> **THE TASK**: Only the lines from the one with "Convert this diagram to TikZ code." to the end of the data below should be given again, exactly, with both ends included and pictures omitted.

> **MATERIAL TO PROCESS**:
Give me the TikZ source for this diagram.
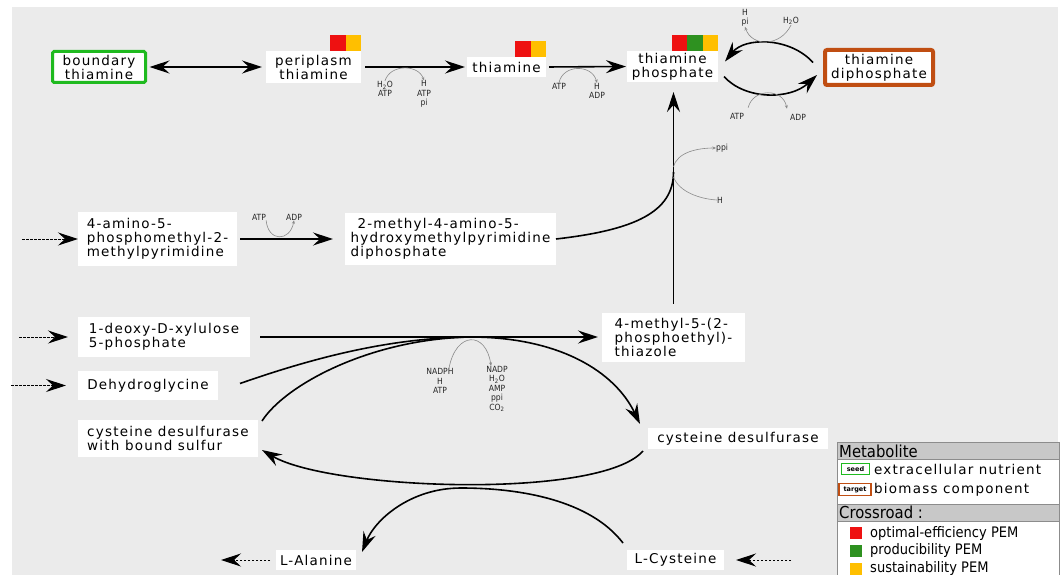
\documentclass[tikz,border=0pt]{standalone}
\usepackage{fontspec}
\setmainfont{DejaVu Sans}
\newfontfamily\lblfont{DejaVu Sans}[LetterSpace=9]
\newfontfamily\smfont{DejaVu Sans Condensed}
\usetikzlibrary{arrows.meta}
\definecolor{bg}{HTML}{EBEBEB}
\definecolor{pemred}{HTML}{EE1111}
\definecolor{pemgreen}{HTML}{2E9120}
\definecolor{pemorange}{HTML}{FFBF00}
\definecolor{seedgreen}{HTML}{1FBA1F}
\definecolor{targetbrown}{HTML}{C04E12}
\definecolor{sidegray}{HTML}{8A8A8A}
\definecolor{leggray}{HTML}{C8C8C8}
\definecolor{legborder}{HTML}{8C8C8C}
\tikzset{bigtip/.tip={Stealth[length=20pt,width=13pt,inset=7pt]}}
\begin{document}
\begin{tikzpicture}[x=1pt,y=-1pt,
  met/.style={fill=white,inner sep=0pt,outer sep=0pt,align=center,font=\lblfont\fontsize{13.5}{14}\selectfont},
  seedbox/.style={met,draw=seedgreen,line width=3pt,rounded corners=1.5pt},
  targetbox/.style={met,draw=targetbrown,line width=4pt,rounded corners=2pt},
  sq/.style={minimum size=15.5pt,inner sep=0pt,outer sep=0pt,anchor=south east},
  reac/.style={line width=1.6pt,-bigtip},
  feed/.style={line width=1pt,dash pattern=on 2.5pt off 1.5pt,-bigtip},
  side/.style={draw=sidegray,line width=0.6pt},
  sidearr/.style={side,-{Stealth[length=3.5pt,width=3pt]}},
  cof/.style={inner sep=0pt,align=center,font=\smfont\fontsize{8.5}{9.5}\selectfont,text=black!85},
  hdr/.style={anchor=west,inner sep=0pt,font=\smfont\fontsize{16.5}{18}\selectfont},
  legtxt/.style={anchor=west,inner sep=0pt,font=\lblfont\fontsize{13.5}{14}\selectfont},
  pemtxt/.style={anchor=west,inner sep=0pt,font=\smfont\fontsize{14.5}{16}\selectfont},
  legsq/.style={minimum size=12pt,inner sep=0pt}
]
\useasboundingbox (0,0) rectangle (1062,575);
\fill[bg] (12,7) rectangle (1058,575);

% ---------- metabolites ----------
\node[seedbox, minimum width=93pt, minimum height=31pt] (bnd) at (99,67) {boundary\\thiamine};
\node[met, minimum width=95pt, minimum height=32pt] (peri) at (313.5,67) {periplasm\\thiamine};
\node[met, minimum width=79pt, minimum height=20pt] (thi) at (506.5,67) {thiamine};
\node[met, minimum width=91pt, minimum height=31pt] (tp) at (672.5,66.5) {thiamine\\phosphate};
\node[targetbox, minimum width=108pt, minimum height=35pt] (tdp) at (879,67.5) {thiamine\\diphosphate};

\node[met, align=left, minimum width=159pt, minimum height=54pt] (amp) at (157.5,239) {4-amino-5-\\phosphomethyl-2-\\methylpyrimidine};
\node[met, align=left, minimum width=211pt, minimum height=52pt] (hmp) at (450.5,239) {\hspace*{7pt}2-methyl-4-amino-5-\\hydroxymethylpyrimidine\\diphosphate};
\node[met, align=left, minimum width=143pt, minimum height=49pt] (thz) at (673.5,337) {4-methyl-5-(2-\\phosphoethyl)-\\thiazole};
\node[met, align=left, minimum width=172pt, minimum height=40pt] (dxp) at (164,337) {1-deoxy-D-xylulose\\5-phosphate};
\node[met, minimum width=140pt, minimum height=29pt] (dhg) at (148,385.5) {Dehydroglycine};
\node[met, align=left, minimum width=180pt, minimum height=37pt] (cdss) at (168,438.5) {cysteine desulfurase\\with bound sulfur};
\node[met, minimum width=180pt, minimum height=21pt] (cds) at (738,438.5) {cysteine desulfurase};
\node[met, minimum width=80pt, minimum height=20pt] (ala) at (316,560) {L-Alanine};
\node[met, minimum width=97pt, minimum height=20pt] (cys) at (675.5,560) {L-Cysteine};

% ---------- crossroad squares ----------
\node[sq, fill=pemorange] (peri-o) at (peri.north east) {};
\node[sq, fill=pemred] (peri-r) at (peri-o.south west) {};
\node[sq, fill=pemorange] (thi-o) at (thi.north east) {};
\node[sq, fill=pemred] (thi-r) at (thi-o.south west) {};
\node[sq, fill=pemorange] (tp-o) at (tp.north east) {};
\node[sq, fill=pemgreen] (tp-g) at (tp-o.south west) {};
\node[sq, fill=pemred] (tp-r) at (tp-g.south west) {};

% ---------- cofactor labels ----------
\node[cof] (c1a) at (385,89) {H\textsubscript{2}O\\ATP};
\node[cof] (c1b) at (424,94) {H\\ATP\\pi};
\node[cof] (c2a) at (559,86) {ATP};
\node[cof] (c2b) at (597,91) {H\\ADP};
\node[cof] (c3a) at (791,21) {H\textsubscript{2}O};
\node[cof] (c3b) at (745,18) {H\\pi};
\node[cof] (c4a) at (737,116) {ATP};
\node[cof] (c4b) at (798,117) {ADP};
\node[cof] (c5a) at (259,217) {ATP};
\node[cof] (c5b) at (294,217) {ADP};
\node[cof] (c6a) at (440,381) {NADPH\\H\\ATP};
\node[cof] (c6b) at (497,389) {NADP\\H\textsubscript{2}O\\AMP\\ppi\\CO\textsubscript{2}};
\node[cof, anchor=west] (c7a) at (716,148) {ppi};
\node[cof, anchor=west] (c7b) at (717,200) {H};

% ---------- hubs ----------
\coordinate (hub1) at (470,337);
\coordinate (hub2) at (673.5,172);
\coordinate (hub3) at (461,488);
\coordinate (f1) at (22,239);
\coordinate (f2) at (19,337);
\coordinate (f3) at (11,385.5);
\coordinate (f4) at (791,560);
\coordinate (f5) at (221,560);

% ---------- reactions ----------
\draw[line width=1.6pt, bigtip-bigtip, shorten <=4pt, shorten >=4pt] (bnd.east) -- (peri.west);
\draw[reac, shorten <=4pt, shorten >=2pt] (peri.east) -- (thi.west);
\draw[sidearr] (c1a.north) .. controls (390,64) and (418,64) .. (c1b.north);
\draw[reac, shorten <=3pt, shorten >=1pt] (thi.east) -- (tp.west);
\draw[sidearr] (c2a.north) .. controls (563,64) and (592,64) .. (c2b.north);

\draw[reac] ([xshift=-12pt,yshift=5pt]tdp.west) .. controls (790,37) and (745,37) .. ([xshift=7pt,yshift=5pt]tp.east);
\draw[sidearr] (c3a.south) .. controls (780,47) and (752,47) .. (c3b.south);
\draw[reac] ([xshift=6pt,yshift=-10pt]tp.east) .. controls (745,100) and (790,100) .. ([xshift=-8pt,yshift=-7.5pt]tdp.west);
\draw[sidearr] ([xshift=4pt,yshift=5pt]c4a.north east) .. controls (753,88) and (783,88) .. ([xshift=-3pt,yshift=5pt]c4b.north west);

\draw[feed] (f1) -- (amp.west);
\draw[reac, shorten <=3pt, shorten >=12pt] (amp.east) -- (hmp.west);
\draw[sidearr] (c5a.south east) .. controls (268,242) and (290,242) .. (c5b.south);

\draw[reac, shorten <=9pt, shorten >=10pt] (thz.north) -- (thz.north |- tp.south);
\draw[line width=1.6pt] (hmp.east) .. controls (635,230) and (673.5,212) .. (hub2);
\draw[sidearr] ([yshift=5pt]hub2) .. controls (677,152) and (698,148) .. (c7a.west);
\draw[side] ([yshift=-5pt]hub2) .. controls (679,192) and (700,199) .. (c7b.west);

\draw[feed] (f2) -- ([xshift=-10pt]dxp.west);
\draw[feed] (f3) -- ([xshift=-12pt]dhg.west);
\draw[reac, shorten <=10pt, shorten >=4pt] (dxp.east) -- (thz.west);
\draw[line width=1.6pt] ([xshift=22pt,yshift=2pt]dhg.east) .. controls (330,352) and (400,338) .. (hub1);
\draw[line width=1.6pt] ([xshift=4pt,yshift=-1pt]cdss.north east) .. controls (285,385) and (370,339) .. (hub1);
\draw[reac] (hub1) .. controls (560,337) and (615,372) .. ([xshift=-8pt,yshift=4pt]cds.north west);
\draw[sidearr] ([xshift=9pt]c6a.north) .. controls (456,331) and (486,331) .. ([xshift=-6pt]c6b.north);

\draw[reac] ([xshift=-5pt,yshift=-2pt]cds.south west) .. controls (600,500) and (330,490) .. ([xshift=4pt,yshift=7pt]cdss.south east);
\draw[reac] ([xshift=-4pt,yshift=7pt]cys.north west) .. controls (590,500) and (520,488) .. (hub3) .. controls (410,488) and (375,520) .. ([xshift=6pt,yshift=-2pt]ala.north east);
\draw[feed] (f4) -- ([xshift=12pt]cys.east);
\draw[feed] ([xshift=-6pt]ala.west) -- (f5);

% ---------- legend ----------
\filldraw[fill=white, draw=legborder, line width=0.8pt] (837,442) rectangle (1059,580);
\filldraw[fill=leggray, draw=legborder, line width=0.8pt] (837,442) rectangle (1059,459);
\node[hdr] (lmet) at (839,451) {Metabolite};
\node[draw=seedgreen, line width=1.2pt, inner sep=0pt, minimum width=28pt, minimum height=11pt, font=\bfseries\fontsize{6.5}{7}\selectfont] (lseed) at (855.5,469) {seed};
\node[legtxt] (lseedt) at (874,469) {extracellular nutrient};
\node[draw=targetbrown, line width=1.2pt, inner sep=0pt, minimum width=32pt, minimum height=12pt, font=\bfseries\fontsize{6.5}{7}\selectfont] (ltarget) at (855,489.5) {target};
\node[legtxt] (ltargett) at (874,490) {biomass component};
\filldraw[fill=leggray, draw=legborder, line width=0.8pt] (837,504) rectangle (1059,521);
\node[hdr] (lcross) at (839,512.5) {Crossroad :};
\node[legsq, fill=pemred] (lr) at (856,533) {};
\node[pemtxt] (lrt) at (870,533) {optimal-efficiency PEM};
\node[legsq, fill=pemgreen] (lg) at (856,551) {};
\node[pemtxt] (lgt) at (870,550.5) {producibility PEM};
\node[legsq, fill=pemorange] (lo) at (856,569) {};
\node[pemtxt] (lot) at (870,568) {sustainability PEM};
\end{tikzpicture}
\end{document}
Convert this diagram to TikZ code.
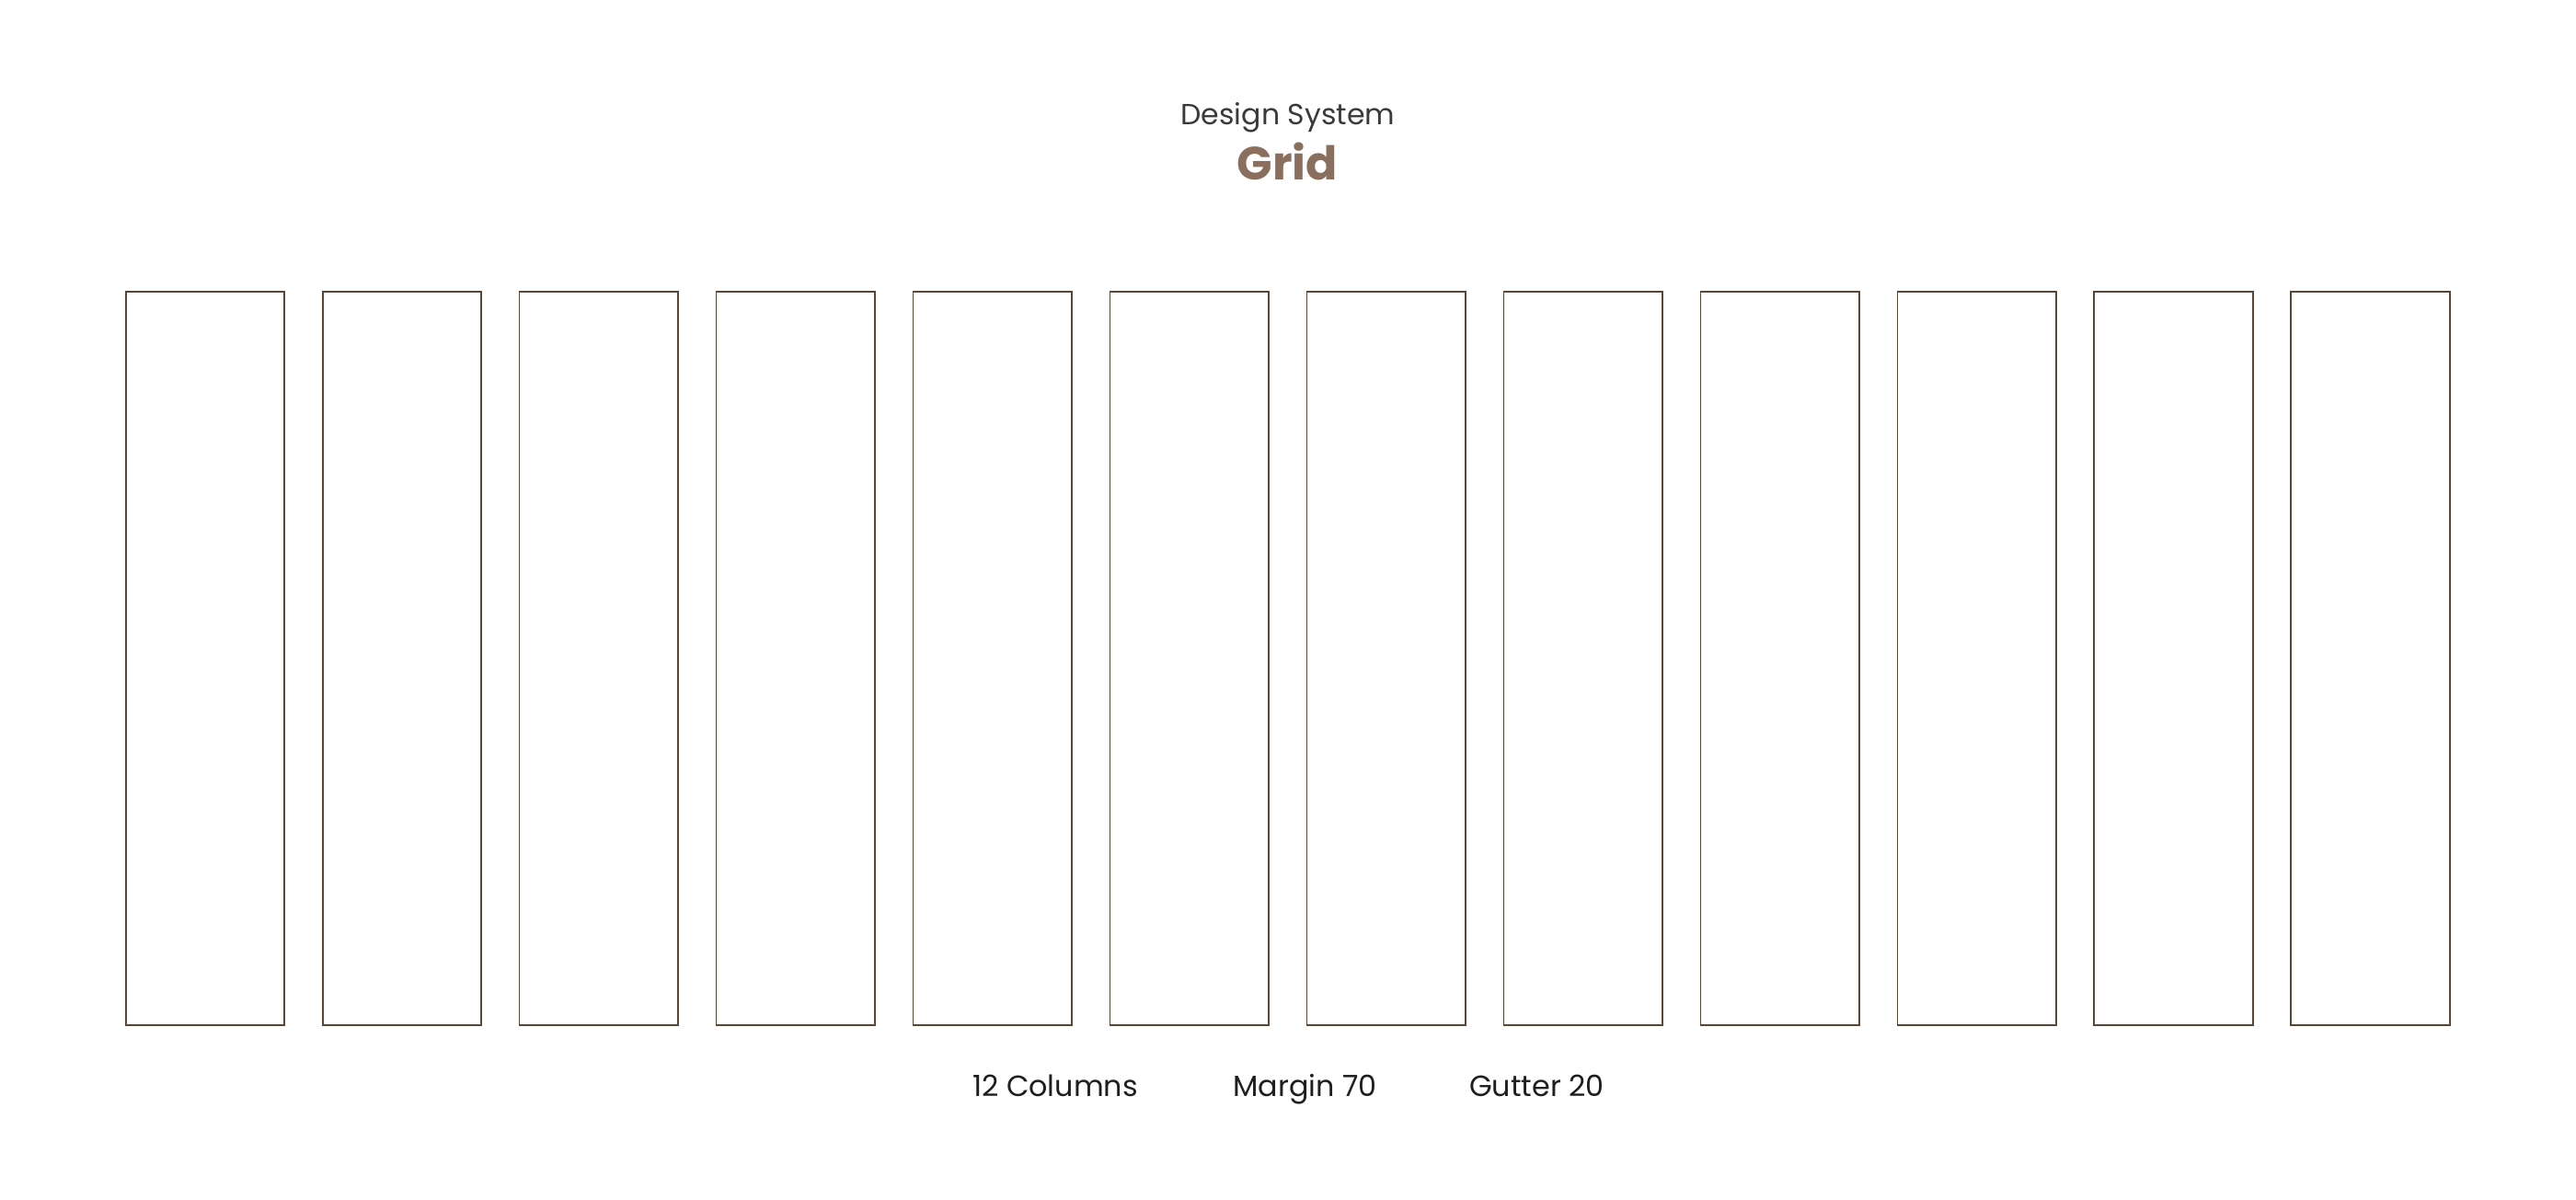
\documentclass[tikz,border=0pt]{standalone}
\usepackage{fontspec}
\setmainfont{Poppins}
\definecolor{colline}{HTML}{5B4636}
\definecolor{titlebrown}{HTML}{8A6E5E}
\definecolor{subgray}{HTML}{3A3A3A}
\definecolor{labelblack}{HTML}{1E1E1E}
\begin{document}
\begin{tikzpicture}[x=0.5pt,y=-0.5pt,
  colbox/.style={draw=colline,line width=0.85pt},
  lbl/.style={inner sep=0pt,anchor=base west,text=labelblack,font=\fontsize{15.9}{17}\selectfont}]
\useasboundingbox (0,0) rectangle (2800,1304);
\foreach \i in {0,...,11}{
  \draw[colbox] ({136.7+\i*213.96},316.7) rectangle ({309.2+\i*213.96},1114.3);
}
\node[inner sep=0pt,anchor=base,text=subgray,font=\fontsize{15.8}{17}\selectfont] (sub) at (1399.8,135.7) {Design System};
\node[inner sep=0pt,anchor=base,text=titlebrown,font=\fontsize{25.3}{27}\selectfont\bfseries] (title) at (1399.5,196) {Grid};
\node[lbl] (cols) at (1056.7,1191.7) {12 Columns};
\node[lbl] (margin) at (1340,1191.7) {Margin 70};
\node[lbl] (gutter) at (1596.7,1191.7) {Gutter 20};
\end{tikzpicture}
\end{document}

> **THE RESULT**:
Convert this diagram to TikZ code.
\documentclass[tikz,border=0pt]{standalone}
\usepackage{fontspec}
\setmainfont{Poppins}
\definecolor{colline}{HTML}{5B4636}
\definecolor{titlebrown}{HTML}{8A6E5E}
\definecolor{subgray}{HTML}{3A3A3A}
\definecolor{labelblack}{HTML}{1E1E1E}
\begin{document}
\begin{tikzpicture}[x=0.5pt,y=-0.5pt,
  colbox/.style={draw=colline,line width=0.85pt},
  lbl/.style={inner sep=0pt,anchor=base west,text=labelblack,font=\fontsize{15.9}{17}\selectfont}]
\useasboundingbox (0,0) rectangle (2800,1304);
\foreach \i in {0,...,11}{
  \draw[colbox] ({136.7+\i*213.96},316.7) rectangle ({309.2+\i*213.96},1114.3);
}
\node[inner sep=0pt,anchor=base,text=subgray,font=\fontsize{15.8}{17}\selectfont] (sub) at (1399.8,135.7) {Design System};
\node[inner sep=0pt,anchor=base,text=titlebrown,font=\fontsize{25.3}{27}\selectfont\bfseries] (title) at (1399.5,196) {Grid};
\node[lbl] (cols) at (1056.7,1191.7) {12 Columns};
\node[lbl] (margin) at (1340,1191.7) {Margin 70};
\node[lbl] (gutter) at (1596.7,1191.7) {Gutter 20};
\end{tikzpicture}
\end{document}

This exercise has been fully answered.